L'intérêt des intermittents



 Point de vue de Catherine Tasca, ancienne ministre de la culture et de la communication, paru dans le quotidien Le Monde daté du 12 juillet 2003


 
Ce lundi, nous étions nombreux à attendre la conférence de presse du ministre de la culture, Jean-Jacques Aillagon, mais l'espoir créé par ses propos a fait long feu. La conclusion d'un accord entre le Medef et des syndicats minoritaires dans le spectacle sur le régime de l'intermittence a enfermé l'ensemble du secteur culturel dans une impasse mortelle dont il faut absolument sortir.

Après avoir menacé de mettre fin à ce régime, le Medef s'attribue le mérite de le " pérenniser ", tout en s'octroyant le droit d'en imposer une réécriture qui marque une régression pour les plus précaires, et qui ne règle en rien les abus.

Il faut comprendre que les intermittents ne puissent s'y résigner. C'est d'ailleurs pour cela que, déjà en février 2002, nous avions fait une loi prorogeant leur régime et invitant les partenaires à négocier jusqu'à un nouvel accord acceptable par toutes les parties. Mais qu'a-t-on fait de ce temps de répit ? Rien d'autre qu'un accord perdant dans lequel la majorité des personnels concernés ne se retrouvent pas.

Ayant échappé au pire - la disparition de leur assurance-chômage spécifique -, les artistes et techniciens du spectacle devraient accepter sans rechigner le passage au nouveau régime. Pour exprimer leur refus, il ne leur restait d'autre voie que de faire grève, quitte à faire annuler représentations et festivals.

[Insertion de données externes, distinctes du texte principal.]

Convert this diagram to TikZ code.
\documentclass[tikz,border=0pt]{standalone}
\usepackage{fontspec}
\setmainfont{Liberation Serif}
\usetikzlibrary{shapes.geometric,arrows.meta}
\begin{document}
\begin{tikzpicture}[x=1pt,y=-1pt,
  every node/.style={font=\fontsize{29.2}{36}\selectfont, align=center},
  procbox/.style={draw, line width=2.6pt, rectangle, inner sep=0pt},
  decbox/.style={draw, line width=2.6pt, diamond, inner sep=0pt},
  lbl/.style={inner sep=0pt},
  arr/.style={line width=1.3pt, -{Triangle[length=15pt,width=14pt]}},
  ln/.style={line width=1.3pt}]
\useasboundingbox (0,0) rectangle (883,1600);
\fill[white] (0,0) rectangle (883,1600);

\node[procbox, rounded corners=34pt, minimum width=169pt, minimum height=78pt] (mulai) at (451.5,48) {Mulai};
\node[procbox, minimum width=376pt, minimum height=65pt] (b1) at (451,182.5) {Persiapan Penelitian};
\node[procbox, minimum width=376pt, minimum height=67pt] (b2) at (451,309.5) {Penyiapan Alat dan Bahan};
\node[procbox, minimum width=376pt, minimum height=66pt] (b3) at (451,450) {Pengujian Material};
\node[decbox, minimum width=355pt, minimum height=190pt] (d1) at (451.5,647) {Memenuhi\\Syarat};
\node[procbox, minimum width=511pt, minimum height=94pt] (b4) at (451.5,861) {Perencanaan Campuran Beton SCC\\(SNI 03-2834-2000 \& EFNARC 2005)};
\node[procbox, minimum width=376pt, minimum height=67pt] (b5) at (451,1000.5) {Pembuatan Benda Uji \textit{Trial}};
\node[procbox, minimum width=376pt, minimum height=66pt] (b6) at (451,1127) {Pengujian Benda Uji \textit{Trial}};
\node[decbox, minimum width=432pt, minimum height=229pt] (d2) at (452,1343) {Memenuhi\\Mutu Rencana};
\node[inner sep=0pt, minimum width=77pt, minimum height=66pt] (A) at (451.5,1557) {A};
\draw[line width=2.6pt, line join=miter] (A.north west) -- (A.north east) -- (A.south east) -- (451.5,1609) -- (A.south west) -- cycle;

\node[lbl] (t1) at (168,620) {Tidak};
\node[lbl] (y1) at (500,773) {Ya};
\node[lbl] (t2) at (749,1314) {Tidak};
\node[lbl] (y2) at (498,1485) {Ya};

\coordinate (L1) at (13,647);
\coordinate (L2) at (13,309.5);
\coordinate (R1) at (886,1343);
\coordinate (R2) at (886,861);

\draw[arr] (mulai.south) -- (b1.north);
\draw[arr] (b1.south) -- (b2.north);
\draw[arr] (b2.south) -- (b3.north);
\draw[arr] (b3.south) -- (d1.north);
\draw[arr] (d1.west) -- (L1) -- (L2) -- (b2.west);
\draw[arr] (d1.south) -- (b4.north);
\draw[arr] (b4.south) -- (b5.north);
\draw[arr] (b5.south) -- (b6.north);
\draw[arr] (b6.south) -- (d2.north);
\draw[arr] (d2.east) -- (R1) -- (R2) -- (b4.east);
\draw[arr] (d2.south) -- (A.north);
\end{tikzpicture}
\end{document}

Or ceux-ci, chaque année, non seulement enchantent l'été d'un très nombreux public, mais aussi constituent le point d'orgue de toute une année de travail artistique, préparant depuis des mois cette rencontre irremplaçable qui donne souvent aux spectacles la chance d'une deuxième vie. C'est donc la mort dans l'âme que les intermittents renoncent à jouer.

Comment donc accepter cet arrêt de mort après quarante ans de politique culturelle où l'Etat et les collectivités locales ont additionné leurs efforts pour que vive dans ce pays un pluralisme culturel qu'on nous envie au-delà de nos frontières ?

Comment justifier cette fin auprès de tous ceux, professionnels et public, français et étrangers, pour qui Aix, Avignon, Chalon, Les Vieilles Charrues et tant d'autres sonnent comme des rendez-vous indispensables de la création et de cette diversité culturelle que tout le monde revendique ?

Le ministre de la culture avait proposé un sursis et, surtout, fait vraiment nouveau, il avait appelé à la renégociation. Aujourd'hui, celle-ci a échoué. Dramatiquement, puisque des manifestations artistiques majeures sont annulées. Mais demain ? Rien n'est réglé. Alors pourquoi agréer maintenant l'accord si fortement contesté ?

Qui peut dire que quelques mois de dialogue ne serviraient à rien ? C'est plus qu'il ne faut pour recréer un vrai lieu de négociation entre tous les partenaires. C'est assez pour mettre en place les moyens de contrôle et d'un vrai assainissement du système, aujourd'hui envahi abusivement, détourné par des employeurs sans scrupule. C'est assez aussi pour que les villes dont l'économie ne peut supporter la disparition de leur festival fassent bien entendre leur voix, et comprendre que l'intérêt des intermittents, c'est aussi notre intérêt à tous.

Pour faire du temps un allié, pour donner à chacun la possibilité de mieux faire entendre son point de vue, encore faut-il que, de part et d'autre, on ne s'enferme pas dans un calendrier qui est la négation même du dialogue réclamé. Il faut surtout que le Medef cesse ses anathèmes et ses propos trompeurs et injurieux pour tous ceux qui veulent sincèrement que la culture garde une vraie place dans notre société.